Last week the surprise came from the agreement reached by the European Union and Mercosur to create a free trade area. After 20 years of negotiations, the agreement resolved in a few months. This week the surprise has come from Africa, where 55 countries have signed a free trade agreement. The free trade area will cover a population of about 1.2 billion consumers, with expectations of doubling that number in 30 years. The 55 countries of the African Union (AU) have decided to make the African Continental Free Trade Area (AfCTA) a reality. The AU has designed five instruments of government for this economic union; the Rules of Origin, the online negotiating forum, the monitoring and elimination of non-tariff barriers, a digital payments system, and the African Trade Observatory. With that five government instrument, a vast free trade area will accomplish. The AU has marked its development expectations through a series of continental agreements, as the Abuja Treaty, signed in 1991 aimed at establishing an African Economic Community. The AfCTA is not a usual agreement due to the double legislation on free trade areas that exists within the African continent. In Africa, there are already four free trade zones in which AfCTA signatories countries operate. The Economic Community of West African States (ECOWAS) is a 17 countries economic community aimed to reach economic cooperation and integration. ECOWAS members have an agreement to adopt a common currency in 2020, the ECO. The East African Community (EAC) is a six members agreement with prospectives custom union, common markets, monetary union, and political federation projects. Other African organizations are the Southern African Development Community (SADC), and the Common Market for Eastern and Southern Africa (COMESA). The AU has the hard task of aligning all African free trade areas in a single line of action to meet the objectives of the AU´s 2063 agenda.

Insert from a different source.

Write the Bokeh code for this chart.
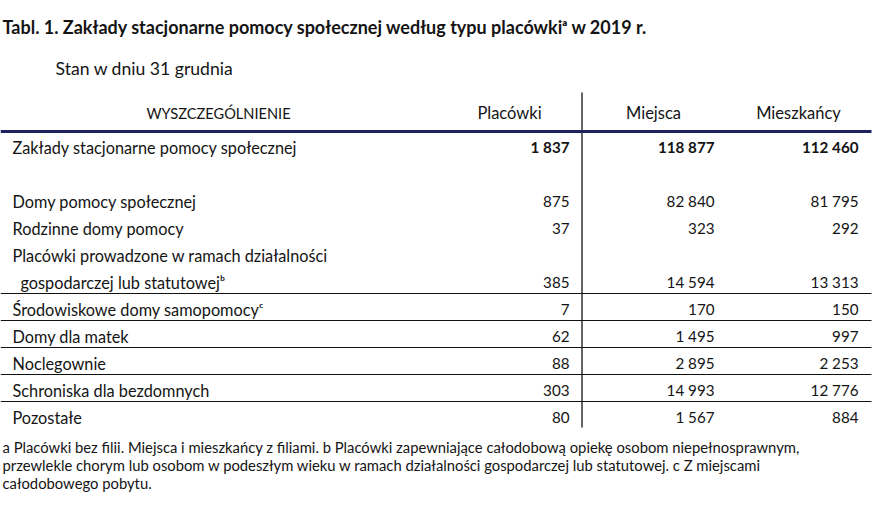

The balance will be complicated to achieve, due to the disparity of goods produced by the different AfCTA countries, and due to the interests that third parties have on the continent. Nigeria is a regional economic power due to its energy resources but depends almost exclusively on that. Nigeria owns most of the foreign debt of its bordering countries due to the trade imbalance with its neighbors. That is why Nigeria has concerns to withdraw the tariffs of the main national economy just to obtain innumerable low-value products in return. South Africa would be the country that would have more to win in this trade agreement because it is the most industrialized country and the one with the most added value production. The five AfCTA ´s governance instruments have the complicated task of balancing a continent with disparate economies, both in goods production and economic volume. At the moment, inter-Africa trade gets only 16% of the trade among AfCTA countries. Bilateral trade agreements with other non-African partners are greater than among AfCTA countries. However, AfCTA is an agreement that has great prospective benefits for companies from countries with high industrial capacities. Africa is a continent that needs to be fully developed, from its transport infrastructures or civil engineering to its telecommunications. The 2063 agenda is one of the most ambitious agendas to develop around the world, so there are already companies that have taken positions in the African development market.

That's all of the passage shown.